M. V. Ce traité vise principalement à développer des normes en matière environnementales et de sécurité des produits. Si nous ne bâtissons pas un partenariat avec les États-Unis pour l’établissement de ces normes, ils le feront de concert avec les pays d’Asie. Je peux me tromper mais personnellement je suis très fier de l’activité normative en Europe. Nous devons faire de notre mieux pour que ces normes deviennent mondiales. Il s’agit avant tout de bâtir des relations commerciales sur le long terme en espérant trouver un terrain d’entente, malgré les quelques divergences qui peuvent nous opposer. Cela favoriserait grandement le commerce transatlantique pour nos entreprises, de sorte qu’elles aient un minimum d’autorisation, à demander pour commercialiser leurs produits entre les deux zones. Ce traité peut, en outre, s’avérer très précieux pour l’économie de ces deux régions. Mon expérience m’incite à penser que le commerce supplémentaire généré par ce traité sera créateur d’emplois.

 

Décideurs. Le projet d'une assiette commune consolidée pour l'impôt sur les sociétés a refait surface et pose la question d’une politique fiscale commune à l’échelle européenne. Y croyez-vous ?
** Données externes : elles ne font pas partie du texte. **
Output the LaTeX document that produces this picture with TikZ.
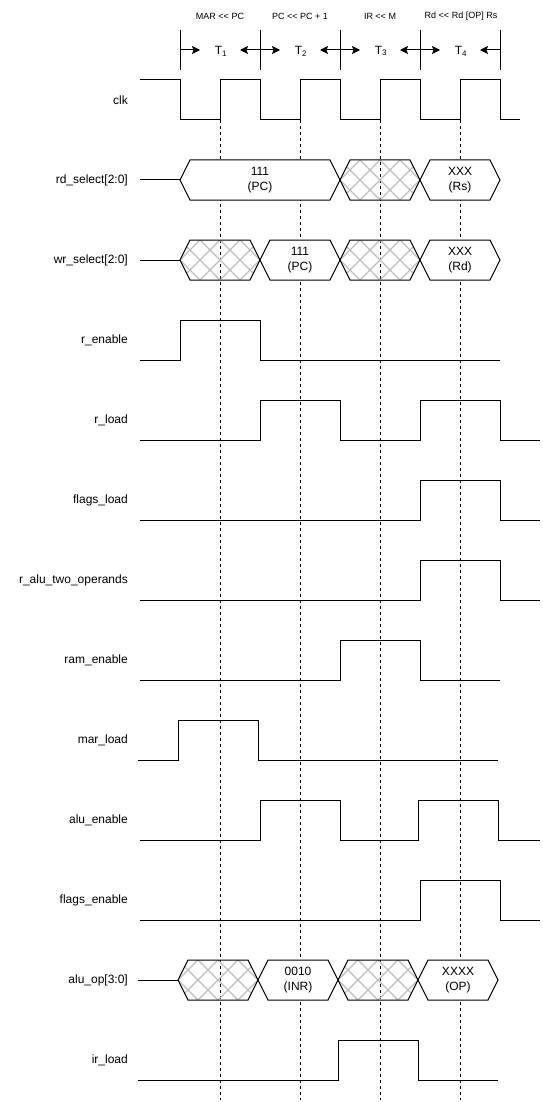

M. V. Ce projet pourrait voir le jour dans un avenir lointain. Il convient pour l’instant d’établir une stratégie claire pour avancer pas à pas. Soyons réalistes, deux sociétés qui ne sont pas dans la même situation fiscale ne peuvent se développer sur un terrain d’égalité. Depuis 2008, les pays membres de la zone euro ont dû faire des efforts budgétaires conséquents, les dépenses publiques ont été réduites et l’impôt sur le revenu a augmenté. Il est dès lors très difficile pour les citoyens de rester les bras croisés et de voir certaines sociétés ne pas participer à cet effort. Je suis également ravi que le conseil ait récemment approuvé la proposition que nous avons faite sur l’échange automatique d’informations en matière de rescrit fiscal. Désormais, une société qui exerce ces activités dans plusieurs pays verra les informations relatives à ses activités commerciales communiquées aux différentes autorités fiscales des pays concernés, et ce en toute transparence.